* [Work to complete]
Restate each line word for word. Leave out every picture.

* [Supplied material]
* * *

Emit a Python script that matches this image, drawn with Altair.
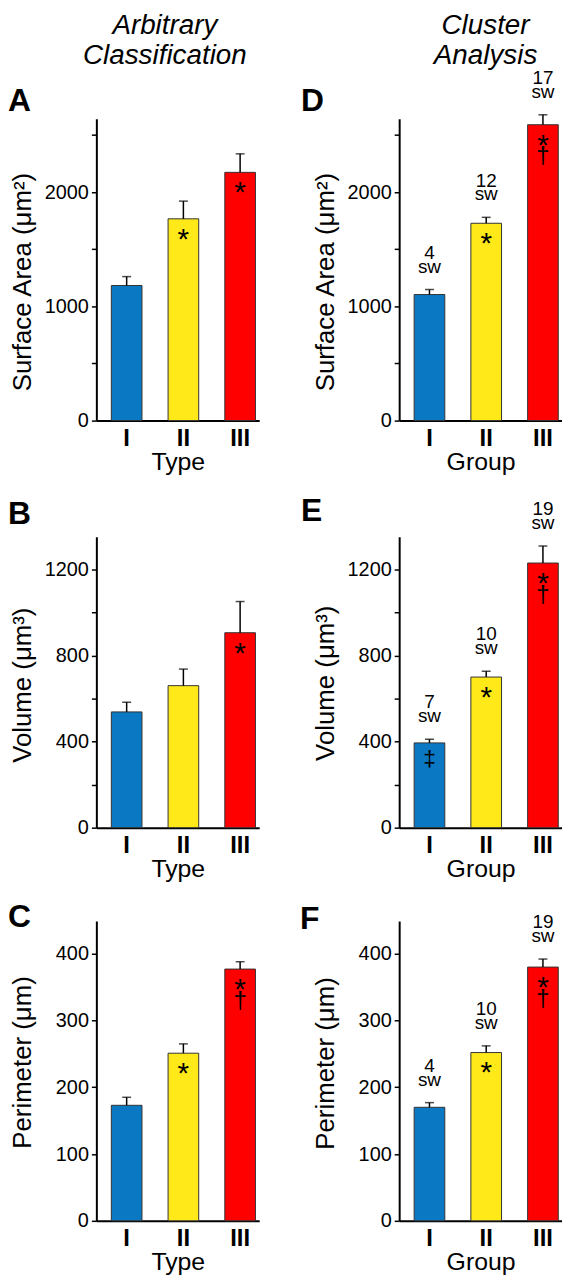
import altair as alt
import pandas as pd

groups = ["I", "II", "III"]
colors = ["#0a78c3", "#ffe919", "#ff0000"]

# Panel A: surface area by type
A_mean = [1183, 1767, 2174]
A_err = [78, 155, 162]
A_star = ["", "*", "*"]
A_dag = ["", "", ""]
A_top = ["", "", ""]

# Panel B: volume by type
B_mean = [538, 660, 906]
B_err = [45, 77, 145]
B_star = ["", "", "*"]
B_dag = ["", "", ""]
B_top = ["", "", ""]

# Panel C: perimeter by type
C_mean = [173, 251, 377]
C_err = [12, 14, 11]
C_star = ["", "*", "*"]
C_dag = ["", "", "†"]
C_top = ["", "", ""]

# Panel D: surface area by group
D_mean = [1104, 1728, 2591]
D_err = [44, 52, 87]
D_star = ["", "*", "*"]
D_dag = ["", "", "†"]
D_top = ["", "", ""]
D_n = ["4", "12", "17"]

# Panel E: volume by group
E_mean = [394, 700, 1230]
E_err = [17, 27, 79]
E_star = ["", "*", "*"]
E_dag = ["", "", "†"]
E_top = ["‡", "", ""]
E_n = ["7", "10", "19"]

# Panel F: perimeter by group
F_mean = [170, 252, 380]
F_err = [7, 10, 12]
F_star = ["", "*", "*"]
F_dag = ["", "", "†"]
F_top = ["", "", ""]
F_n = ["4", "10", "19"]

FONT = "Liberation Sans"
W = 164


def panel(mean, err, star, dag, topsym, counts, ymax, tick_step, label_step,
          ytitle, ytitle_y, xtitle, letter, letter_x, letter_y, height,
          col_title=None, col_title_x=0):
    df = pd.DataFrame({"group": groups, "mean": mean, "err": err,
                       "star": star, "dag": dag, "topsym": topsym})
    df["top"] = df["mean"] + df["err"]
    df["n"] = counts if counts else ["", "", ""]
    df["sw"] = ["sw", "sw", "sw"] if counts else ["", "", ""]

    x = alt.X("group:N", sort=groups,
              scale=alt.Scale(paddingInner=0.46, paddingOuter=0.165, align=0.8),
              axis=alt.Axis(title=xtitle, labelAngle=0, ticks=False, tickSize=0,
                            labelFontSize=24, labelFontWeight="bold", labelPadding=6,
                            labelColor="black", labelFont=FONT,
                            titleFontSize=25, titleFontWeight="normal", titleColor="black",
                            titleFont=FONT, titleY=49, titleBaseline="alphabetic",
                            domainWidth=2, domainColor="black"))
    yscale = alt.Scale(domain=[0, ymax], nice=False, zero=True)
    vals = list(range(0, int(ymax) + 1, tick_step))
    y = alt.Y("mean:Q", scale=yscale,
              axis=alt.Axis(values=vals,
                            labelExpr=f"datum.value % {label_step} === 0 ? datum.label : ''",
                            format="d", grid=False, tickSize=5, tickWidth=1.5,
                            tickColor="black", domainWidth=2, domainColor="black",
                            labelFontSize=20, labelPadding=3, labelColor="black",
                            labelFont=FONT, title=ytitle, titleFontSize=26,
                            titleFontWeight="normal", titleColor="black", titleFont=FONT,
                            titleAngle=270, titleX=-66, titleY=ytitle_y,
                            titleBaseline="alphabetic", titleAlign="center"))
    base = alt.Chart(df)
    xs = alt.X("group:N", sort=groups)
    bars = base.mark_bar(stroke="#333333", strokeWidth=1).encode(
        x=x, y=y,
        color=alt.Color("group:N", scale=alt.Scale(domain=groups, range=colors), legend=None))
    rule = base.mark_rule(color="black", strokeWidth=1.5).encode(
        x=xs, y=alt.Y("mean:Q"), y2="top:Q")
    cap = base.mark_tick(color="black", thickness=1.5, size=9).encode(
        x=xs, y=alt.Y("top:Q"))
    stars = base.mark_text(fontSize=30, baseline="alphabetic", dy=30, color="black",
                           font=FONT).encode(x=xs, y=alt.Y("mean:Q"), text="star:N")
    dags = base.mark_text(fontSize=24, baseline="alphabetic", dy=40, color="black",
                          font=FONT).encode(x=xs, y=alt.Y("mean:Q"), text="dag:N")
    tops = base.mark_text(fontSize=23, baseline="alphabetic", dy=23, color="black",
                          font=FONT).encode(x=xs, y=alt.Y("mean:Q"), text="topsym:N")
    layers = [bars, rule, cap, stars, dags, tops]
    if counts:
        ntext = base.mark_text(fontSize=19, baseline="middle", dy=-37, color="black",
                               font=FONT).encode(x=xs, y=alt.Y("top:Q"), text="n:N")
        swtext = base.mark_text(fontSize=19, baseline="middle", dy=-23, color="black",
                                font=FONT).encode(x=xs, y=alt.Y("top:Q"), text="sw:N")
        layers += [ntext, swtext]
    let = alt.Chart(alt.Data(values=[{"t": letter}])).mark_text(
        fontSize=32, fontWeight="bold", align="left", baseline="alphabetic",
        color="black", font=FONT).encode(
        x=alt.value(letter_x), y=alt.value(letter_y), text="t:N")
    layers.append(let)
    if col_title:
        ct = alt.Chart(alt.Data(values=[{"t": col_title}])).mark_text(
            fontSize=28, fontStyle="italic", lineBreak="\n", lineHeight=30,
            align="center", baseline="alphabetic", color="black", font=FONT).encode(
            x=alt.value(col_title_x), y=alt.value(-85), text="t:N")
        layers.append(ct)
    return alt.layer(*layers).properties(width=W, height=height)


def spacer(h):
    return alt.Chart(alt.Data(values=[{"a": 0}])).mark_rule(opacity=0).encode(
        x=alt.value(0), y=alt.value(0), y2=alt.value(1)).properties(width=W, height=h)


pA = panel(A_mean, A_err, A_star, A_dag, A_top, None, 2643, 500, 1000,
           "Surface Area (μm²)", 164, "Type", "A", -89, -8, 304,
           "Arbitrary\nClassification", 69)
pD = panel(D_mean, D_err, D_star, D_dag, D_top, D_n, 2643, 500, 1000,
           "Surface Area (μm²)", 164, "Group", "D", -99, -8, 304,
           "Cluster\nAnalysis", 87)
pB = panel(B_mean, B_err, B_star, B_dag, B_top, None, 1352, 200, 400,
           "Volume (μm³)", 149, "Type", "B", -89, -13, 293)
pE = panel(E_mean, E_err, E_star, E_dag, E_top, E_n, 1352, 200, 400,
           "Volume (μm³)", 147, "Group", "E", -99, -16, 293)
pC = panel(C_mean, C_err, C_star, C_dag, C_top, None, 449, 100, 100,
           "Perimeter (μm)", 142, "Type", "C", -89, 6, 302)
pF = panel(F_mean, F_err, F_star, F_dag, F_top, F_n, 449, 100, 100,
           "Perimeter (μm)", 143, "Group", "F", -100, 8, 302)

chart = alt.concat(pA, pD, spacer(117), spacer(117), pB, pE, spacer(94), spacer(94),
                   pC, pF, columns=2, spacing={"row": 0, "column": 141},
                   bounds="flush").properties(
    padding=0, background="white"
).configure(font=FONT, view=alt.ViewConfig(stroke=None))

chart.save("out.html", embed_options={"renderer": "svg", "actions": False})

* * *

* [Task solution]
Emit a Python script that matches this image, drawn with Altair.
import altair as alt
import pandas as pd

groups = ["I", "II", "III"]
colors = ["#0a78c3", "#ffe919", "#ff0000"]

# Panel A: surface area by type
A_mean = [1183, 1767, 2174]
A_err = [78, 155, 162]
A_star = ["", "*", "*"]
A_dag = ["", "", ""]
A_top = ["", "", ""]

# Panel B: volume by type
B_mean = [538, 660, 906]
B_err = [45, 77, 145]
B_star = ["", "", "*"]
B_dag = ["", "", ""]
B_top = ["", "", ""]

# Panel C: perimeter by type
C_mean = [173, 251, 377]
C_err = [12, 14, 11]
C_star = ["", "*", "*"]
C_dag = ["", "", "†"]
C_top = ["", "", ""]

# Panel D: surface area by group
D_mean = [1104, 1728, 2591]
D_err = [44, 52, 87]
D_star = ["", "*", "*"]
D_dag = ["", "", "†"]
D_top = ["", "", ""]
D_n = ["4", "12", "17"]

# Panel E: volume by group
E_mean = [394, 700, 1230]
E_err = [17, 27, 79]
E_star = ["", "*", "*"]
E_dag = ["", "", "†"]
E_top = ["‡", "", ""]
E_n = ["7", "10", "19"]

# Panel F: perimeter by group
F_mean = [170, 252, 380]
F_err = [7, 10, 12]
F_star = ["", "*", "*"]
F_dag = ["", "", "†"]
F_top = ["", "", ""]
F_n = ["4", "10", "19"]

FONT = "Liberation Sans"
W = 164


def panel(mean, err, star, dag, topsym, counts, ymax, tick_step, label_step,
          ytitle, ytitle_y, xtitle, letter, letter_x, letter_y, height,
          col_title=None, col_title_x=0):
    df = pd.DataFrame({"group": groups, "mean": mean, "err": err,
                       "star": star, "dag": dag, "topsym": topsym})
    df["top"] = df["mean"] + df["err"]
    df["n"] = counts if counts else ["", "", ""]
    df["sw"] = ["sw", "sw", "sw"] if counts else ["", "", ""]

    x = alt.X("group:N", sort=groups,
              scale=alt.Scale(paddingInner=0.46, paddingOuter=0.165, align=0.8),
              axis=alt.Axis(title=xtitle, labelAngle=0, ticks=False, tickSize=0,
                            labelFontSize=24, labelFontWeight="bold", labelPadding=6,
                            labelColor="black", labelFont=FONT,
                            titleFontSize=25, titleFontWeight="normal", titleColor="black",
                            titleFont=FONT, titleY=49, titleBaseline="alphabetic",
                            domainWidth=2, domainColor="black"))
    yscale = alt.Scale(domain=[0, ymax], nice=False, zero=True)
    vals = list(range(0, int(ymax) + 1, tick_step))
    y = alt.Y("mean:Q", scale=yscale,
              axis=alt.Axis(values=vals,
                            labelExpr=f"datum.value % {label_step} === 0 ? datum.label : ''",
                            format="d", grid=False, tickSize=5, tickWidth=1.5,
                            tickColor="black", domainWidth=2, domainColor="black",
                            labelFontSize=20, labelPadding=3, labelColor="black",
                            labelFont=FONT, title=ytitle, titleFontSize=26,
                            titleFontWeight="normal", titleColor="black", titleFont=FONT,
                            titleAngle=270, titleX=-66, titleY=ytitle_y,
                            titleBaseline="alphabetic", titleAlign="center"))
    base = alt.Chart(df)
    xs = alt.X("group:N", sort=groups)
    bars = base.mark_bar(stroke="#333333", strokeWidth=1).encode(
        x=x, y=y,
        color=alt.Color("group:N", scale=alt.Scale(domain=groups, range=colors), legend=None))
    rule = base.mark_rule(color="black", strokeWidth=1.5).encode(
        x=xs, y=alt.Y("mean:Q"), y2="top:Q")
    cap = base.mark_tick(color="black", thickness=1.5, size=9).encode(
        x=xs, y=alt.Y("top:Q"))
    stars = base.mark_text(fontSize=30, baseline="alphabetic", dy=30, color="black",
                           font=FONT).encode(x=xs, y=alt.Y("mean:Q"), text="star:N")
    dags = base.mark_text(fontSize=24, baseline="alphabetic", dy=40, color="black",
                          font=FONT).encode(x=xs, y=alt.Y("mean:Q"), text="dag:N")
    tops = base.mark_text(fontSize=23, baseline="alphabetic", dy=23, color="black",
                          font=FONT).encode(x=xs, y=alt.Y("mean:Q"), text="topsym:N")
    layers = [bars, rule, cap, stars, dags, tops]
    if counts:
        ntext = base.mark_text(fontSize=19, baseline="middle", dy=-37, color="black",
                               font=FONT).encode(x=xs, y=alt.Y("top:Q"), text="n:N")
        swtext = base.mark_text(fontSize=19, baseline="middle", dy=-23, color="black",
                                font=FONT).encode(x=xs, y=alt.Y("top:Q"), text="sw:N")
        layers += [ntext, swtext]
    let = alt.Chart(alt.Data(values=[{"t": letter}])).mark_text(
        fontSize=32, fontWeight="bold", align="left", baseline="alphabetic",
        color="black", font=FONT).encode(
        x=alt.value(letter_x), y=alt.value(letter_y), text="t:N")
    layers.append(let)
    if col_title:
        ct = alt.Chart(alt.Data(values=[{"t": col_title}])).mark_text(
            fontSize=28, fontStyle="italic", lineBreak="\n", lineHeight=30,
            align="center", baseline="alphabetic", color="black", font=FONT).encode(
            x=alt.value(col_title_x), y=alt.value(-85), text="t:N")
        layers.append(ct)
    return alt.layer(*layers).properties(width=W, height=height)


def spacer(h):
    return alt.Chart(alt.Data(values=[{"a": 0}])).mark_rule(opacity=0).encode(
        x=alt.value(0), y=alt.value(0), y2=alt.value(1)).properties(width=W, height=h)


pA = panel(A_mean, A_err, A_star, A_dag, A_top, None, 2643, 500, 1000,
           "Surface Area (μm²)", 164, "Type", "A", -89, -8, 304,
           "Arbitrary\nClassification", 69)
pD = panel(D_mean, D_err, D_star, D_dag, D_top, D_n, 2643, 500, 1000,
           "Surface Area (μm²)", 164, "Group", "D", -99, -8, 304,
           "Cluster\nAnalysis", 87)
pB = panel(B_mean, B_err, B_star, B_dag, B_top, None, 1352, 200, 400,
           "Volume (μm³)", 149, "Type", "B", -89, -13, 293)
pE = panel(E_mean, E_err, E_star, E_dag, E_top, E_n, 1352, 200, 400,
           "Volume (μm³)", 147, "Group", "E", -99, -16, 293)
pC = panel(C_mean, C_err, C_star, C_dag, C_top, None, 449, 100, 100,
           "Perimeter (μm)", 142, "Type", "C", -89, 6, 302)
pF = panel(F_mean, F_err, F_star, F_dag, F_top, F_n, 449, 100, 100,
           "Perimeter (μm)", 143, "Group", "F", -100, 8, 302)

chart = alt.concat(pA, pD, spacer(117), spacer(117), pB, pE, spacer(94), spacer(94),
                   pC, pF, columns=2, spacing={"row": 0, "column": 141},
                   bounds="flush").properties(
    padding=0, background="white"
).configure(font=FONT, view=alt.ViewConfig(stroke=None))

chart.save("out.html", embed_options={"renderer": "svg", "actions": False})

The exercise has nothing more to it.